The NFT space sometimes feels overloaded with copycat projects, and there can be prolonged periods when an overriding theme or aesthetic takes hold. At these moments, multiple new launches will be configured similarly, and originality takes a back seat.
At the same time, though, crypto and NFTs move quickly, and so, despite the constant presence of mimicry and trend-chasing, innovations can unfold seemingly overnight, and the urge to experiment is ever-present. This is all in the nature of an ecosystem where regulation and traditional corporate boundaries have been, up to now at least, more or less non-existent.
With all that in mind, it should be no surprise that NFTs are changing rapidly, and there are some new approaches that are currently grabbing attention.
The Royalties Debate
One of the initial often touted benefits of creating and selling art (and other content) via NFTs was that creators could take a fixed royalties payment every time one of their NFTs was sold. This was on top of being able to profit directly from initial sales, meaning creators could have a strong relationship with buyers, exercise close control over what they released, and then, through royalties, receive ongoing income from secondary sales.
This model attracted artists to work with NFTs, and while profiting from one’s art is still a tough process, it at least provided one more approach to experiment with, while creating an interesting, sometimes artistically inspiring crossover between the worlds of art, crypto and finance. However, a flaw in the model is that royalties are not hard-coded into NFTs. That is, royalties are enforced by NFT marketplaces in a traditional web setup that, in this particular respect, doesn’t make full use of blockchain technology.

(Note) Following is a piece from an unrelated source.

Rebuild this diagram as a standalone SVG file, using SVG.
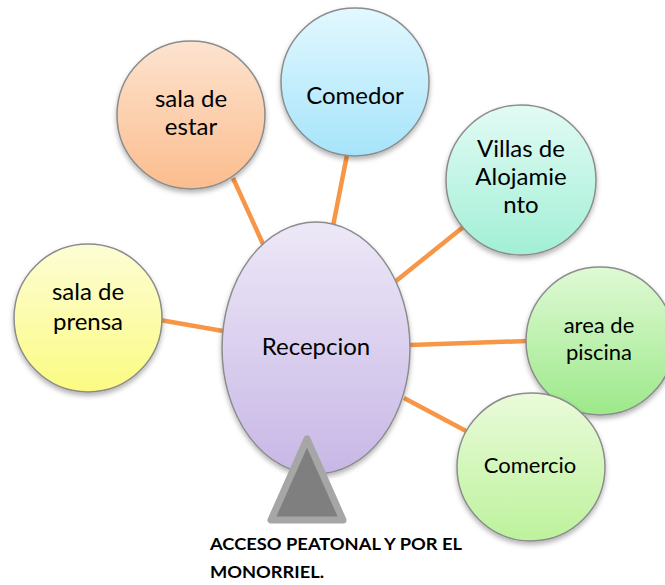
<svg xmlns="http://www.w3.org/2000/svg" width="665" height="585" viewBox="0 0 665 585">
<defs>
<linearGradient id="gEstar" x1="0" y1="0" x2="0" y2="1"><stop offset="0" stop-color="#fde3cf"/><stop offset="1" stop-color="#fbbd8e"/></linearGradient>
<linearGradient id="gComedor" x1="0" y1="0" x2="0" y2="1"><stop offset="0" stop-color="#e2f8ff"/><stop offset="1" stop-color="#a6e4fa"/></linearGradient>
<linearGradient id="gVillas" x1="0" y1="0" x2="0" y2="1"><stop offset="0" stop-color="#e2fbf4"/><stop offset="1" stop-color="#a2efd6"/></linearGradient>
<linearGradient id="gPiscina" x1="0" y1="0" x2="0" y2="1"><stop offset="0" stop-color="#dff9d4"/><stop offset="1" stop-color="#9de98a"/></linearGradient>
<linearGradient id="gComercio" x1="0" y1="0" x2="0" y2="1"><stop offset="0" stop-color="#eafbda"/><stop offset="1" stop-color="#bdf29c"/></linearGradient>
<linearGradient id="gPrensa" x1="0" y1="0" x2="0" y2="1"><stop offset="0" stop-color="#fdfdd6"/><stop offset="1" stop-color="#fbfb82"/></linearGradient>
<linearGradient id="gRecep" x1="0" y1="0" x2="0" y2="1"><stop offset="0" stop-color="#ede8f7"/><stop offset="1" stop-color="#c8b7e6"/></linearGradient>
<filter id="sh" x="-20%" y="-20%" width="140%" height="140%"><feDropShadow dx="0" dy="3" stdDeviation="2.5" flood-color="#000" flood-opacity="0.3"/></filter>
</defs>
<style>
.node{stroke:#8c8c8c;stroke-width:1.5;filter:url(#sh)}
.lbl{font-family:Lato,"Open Sans",sans-serif;fill:#000;text-anchor:middle}
.con line{stroke:#f79646;stroke-width:4.5;stroke-linecap:butt}
.acc{font-family:Lato,"Liberation Sans",sans-serif;font-weight:bold;font-size:17px;fill:#000}
</style>
<g class="con" id="connectors">
<line x1="233" y1="178" x2="263" y2="244"/>
<line x1="347" y1="155" x2="333" y2="226"/>
<line x1="467" y1="224" x2="396" y2="281"/>
<line x1="527" y1="341" x2="410" y2="345"/>
<line x1="466" y1="431" x2="404" y2="398"/>
<line x1="160" y1="320" x2="223" y2="331"/>
</g>
<g id="sala-estar"><circle class="node" cx="191" cy="115" r="74" fill="url(#gEstar)"/><text class="lbl" x="191" y="107" font-size="24">sala de</text><text class="lbl" x="191" y="135" font-size="24">estar</text></g>
<g id="comedor"><circle class="node" cx="355" cy="82" r="74" fill="url(#gComedor)"/><text class="lbl" x="355" y="104" font-size="24">Comedor</text></g>
<g id="villas"><circle class="node" cx="521" cy="180" r="75" fill="url(#gVillas)"/><text class="lbl" x="521" y="157" font-size="24">Villas de</text><text class="lbl" x="521" y="185" font-size="24">Alojamie</text><text class="lbl" x="521" y="213" font-size="24">nto</text></g>
<g id="piscina"><circle class="node" cx="600" cy="341" r="74" fill="url(#gPiscina)"/><text class="lbl" x="599" y="333" font-size="22">area de</text><text class="lbl" x="599" y="360" font-size="22">piscina</text></g>
<g id="comercio"><circle class="node" cx="531" cy="467" r="74" fill="url(#gComercio)"/><text class="lbl" x="530" y="473" font-size="22">Comercio</text></g>
<g id="prensa"><circle class="node" cx="88" cy="318" r="74" fill="url(#gPrensa)"/><text class="lbl" x="88" y="300" font-size="24">sala de</text><text class="lbl" x="88" y="330" font-size="24">prensa</text></g>
<g id="recepcion"><ellipse class="node" cx="316" cy="348" rx="94" ry="126" fill="url(#gRecep)"/><text class="lbl" x="316" y="355" font-size="24">Recepcion</text></g>
<g id="acceso"><polygon points="307,439 271,520 343,520" fill="#7f7f7f" stroke="#a6a6a6" stroke-width="7" stroke-linejoin="round"/>
<text class="acc" x="210" y="550" textLength="252" lengthAdjust="spacingAndGlyphs">ACCESO PEATONAL Y POR EL</text>
<text class="acc" x="210" y="578" textLength="114" lengthAdjust="spacingAndGlyphs">MONORRIEL.</text></g>
</svg>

While everyone was talking about web3, this arrangement was decidedly web2, and competitor marketplaces have since come along that, to the benefit of traders, but not artists, allow NFTs to be bought and sold without royalties. This bypassing of royalties by newer platforms has generated often heated debate, as artists, not for the first time, felt that they were getting a rough deal: creating the content on which NFT markets thrive, but having a valuable income stream abruptly severed.